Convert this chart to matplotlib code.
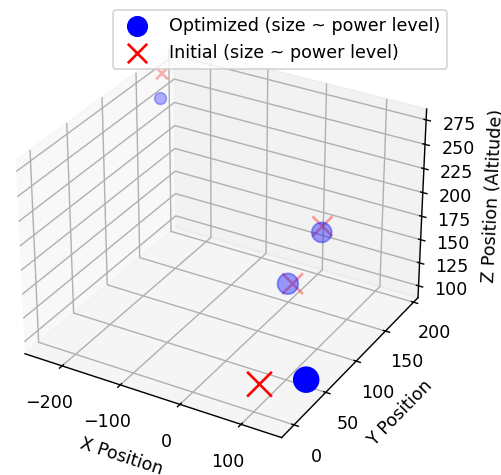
import matplotlib
matplotlib.use("Agg")
import matplotlib.pyplot as plt

# optimized positions (after) and initial positions (before)
opt_x = [140, 3, 26, -247]
opt_y = [43, 146, 179, 171]
opt_z = [100, 110, 150, 251]
opt_size = [200, 140, 130, 45]

init_x = [88, 9, 26, -252]
init_y = [20, 148, 180, 178]
init_z = [100, 110, 156, 273]
init_size = [200, 140, 130, 45]

fig = plt.figure(figsize=(501 / 126, 475 / 126), dpi=126)
ax = fig.add_axes([-0.019, 0.018, 0.912, 0.962], projection="3d")
ax.computed_zorder = False

ax.scatter(opt_x, opt_y, opt_z, s=opt_size, c="blue", marker="o",
           label="Optimized (size ~ power level)", zorder=2)
ax.scatter(init_x, init_y, init_z, s=init_size, c="red", marker="x",
           label="Initial (size ~ power level)", zorder=1)

ax.set_xlim(-265, 165)
ax.set_ylim(-19, 208)
ax.set_zlim(87, 286)

ax.set_xlabel("X Position")
ax.set_ylabel("Y Position")
ax.set_zlabel("Z Position (Altitude)")

ax.legend(loc="upper right", bbox_to_anchor=(447 / 501, 1 - 10 / 475),
          bbox_transform=fig.transFigure, borderaxespad=0)

fig.savefig("out.png", dpi=126)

####

__Problem details__. Emit the lines of the material exactly, from its first line to the line containing "init_size = [200, 140, 130, 45]", inclusive; leave every picture out.

__Task response__.
Convert this chart to matplotlib code.
import matplotlib
matplotlib.use("Agg")
import matplotlib.pyplot as plt

# optimized positions (after) and initial positions (before)
opt_x = [140, 3, 26, -247]
opt_y = [43, 146, 179, 171]
opt_z = [100, 110, 150, 251]
opt_size = [200, 140, 130, 45]

init_x = [88, 9, 26, -252]
init_y = [20, 148, 180, 178]
init_z = [100, 110, 156, 273]
init_size = [200, 140, 130, 45]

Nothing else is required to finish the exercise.